Needless to say, and long story short, it was ours. We bought it from an old lady who was colorblind (maybe), devoid of good taste and didn't believe in cleaning, bless her heart. It literally looked like an Easter egg inside, each room (and closet) was a different shade of horrible pastel. She was even so thoughtful as to leave cans of each color upstairs just in case we had any retouching to do. My mom and I spent a solid week and every minute of each of those seven days in it painting everything WHITE and cleaning.
We moved in and everything was great but I couldn't rid myself of this feeling. It wasn't a bad feeling or a good feeling but it was a feeling that wouldn't go away. The house was full of old house quarks and things to learn. We were settling in nicely but for whatever reason I couldn't shake this weird vibe.
I tried my usual tricks; some house cleansing, feng shui, essential oils and I burned a shit ton of sage.
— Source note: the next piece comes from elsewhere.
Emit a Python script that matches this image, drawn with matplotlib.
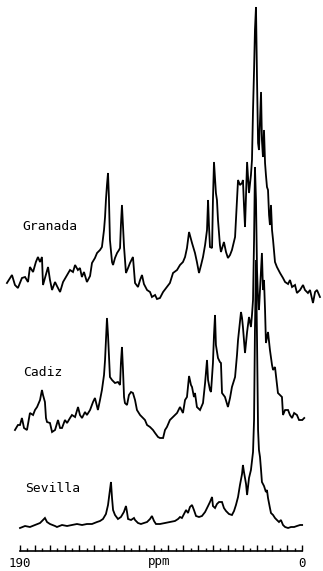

I'm sure there were improvements from all of the above but I was not getting the result I was hoping for. I went to a local shop that sold essential oils to pick up some that I had read would help to clear and cleanse energy. I was super vague with the lady in the shop but she seemed to sense my mission. She started asking questions and quickly knew an abbreviated version of my story. After a brief conversation and some prodding she informed me that there was something in my attic, the far right hand corner of my attic, to be exact. She insisted it wasn't evil or bad but it was a dark energy that I needed to get rid of. Umm... What the hell?! I tried to keep my cool. She told me there was an object there (she didn't know what) that I needed to get rid of. Great. I left feeling disturbed. I mean, was this really happening? So much for wanting the charm that comes with an older home, I was ready to pack up and find a new build!
Looking back, almost three years later and I wish so badly we had documented this experience better, but unfortunately we didn't. We were so terrified that taking pictures wasn't even in our thought process. I remember calling my mom and several friends, I'm sure. Probably letting them know that if there was a freak accident and we both ended up dead, not to worry, it's just the 'dark' object in the far right corner of our attic. My husband was recruited for the dirty work, very reluctantly, I might add.
The far right corner of our attic happens to be over our bedroom, perfect. It is an unusable attic space, without electricity, filled with duct work and insulation. Armed with flashlights and lots of positive juju we went to check it out. I'm pretty sure he was just cussing and I was spewing the positive juju. Exactly where she said 'it' would be we (he) found a nasty, balled up, old sweatshirt and a blue hood visor with airbrushed lettering that said 'A Country Boy Can Survive.' Sweet lord... and good riddance. Now you know why I trauma blocked this. I don't even know how to elaborate on our findings. I'm sure there is a story behind each item but our story with them ended quickly with a run to the recycling center.
Today, almost three years later, as I type, I'm listening to my husband hammer away on an outside trellis project, and I am overcome with gratitude. I can't believe how far we've come. I'm beyond relieved that the weird vibe and energy left our home with the redneck hood visor. And that since eliminating that weird shit the only suspect energy we've encountered has been stuff we brought in, nothing lingering or leftover from Ms. Pastel.
So... Here's to the month of May! I hope that this is the beginning of the best one yet! Thank you to all you beautiful souls out there that encourage us, laugh with us, laugh at us, and support us. We love you all and look forward to so many more stories, anniversaries, and memories together.